Il partito del Tè
Una forma di protesta in ricordo della storia della Confederazione Americana, quando, nel 1773, un gruppo di bostoniani distrusse un carico di tè di tre navi inglesi nell’ambito delle lotte per l’indipendenza dall’Europa, culminata poi con la dichiarazione d’Indipendenza pochi anni dopo.
Oggi gli obiettivi sono più alla portata di portata, ma il nome resta quello. E in questi giorni quelli che sono stati definiti “tea party” sono sbarcati a “Washington ladrona” per far sentire al “palazzo” la loro rabbia contro il fisco.
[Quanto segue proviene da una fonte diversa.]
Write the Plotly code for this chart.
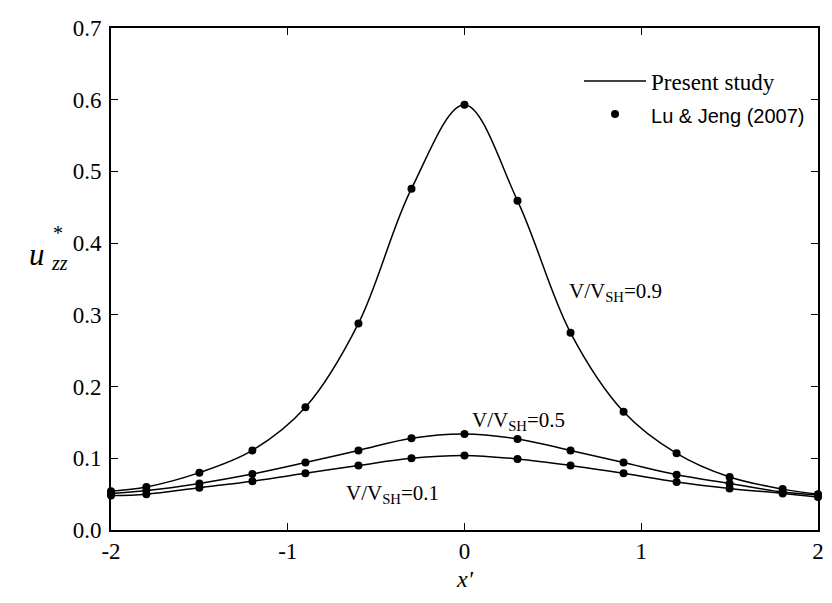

Nel “tax day”, che è poi il giorno in cui tutti gli statunitensi sono chiamati a pagare le tasse federali, quelli che si sono autodefiniti i patrioti ultras anti-Obama sfilano per le strade di Washington, tra la Casa Bianca e Capitol Hill, luoghi simboli di quel governo che detestano. Giungono in una città che «amano odiare», come sintetizzano alcuni media americani.
Quella di ieri era l’ultima tappa di un tour che ha portato negli ultimi 20 giorni questi militanti arrabbiati a mobilitarsi in ben 47 città sparse negli States.
In occasione della loro marcia, il New York Times ha pubblicato in prima pagina un sondaggio su di loro dai risultati sorprendenti.
I sostenitori dei Tea Party, secondo questi dati, non sono quei buzzurri del Midwest come spesso vengono descritti. Più ricchi e più colti della media degli americani, temono, ma come tutti, di vedere scendere il loro tenore di vita. Si descrivono molto conservatori e arrabbiati contro le politiche del governo.
Ovviamente votano tendenzialmente repubblicano, sono per lo più bianchi, maschi, hanno oltrepassato i 45 anni e si trovano uniti nel definire Obama “molto di sinistra”.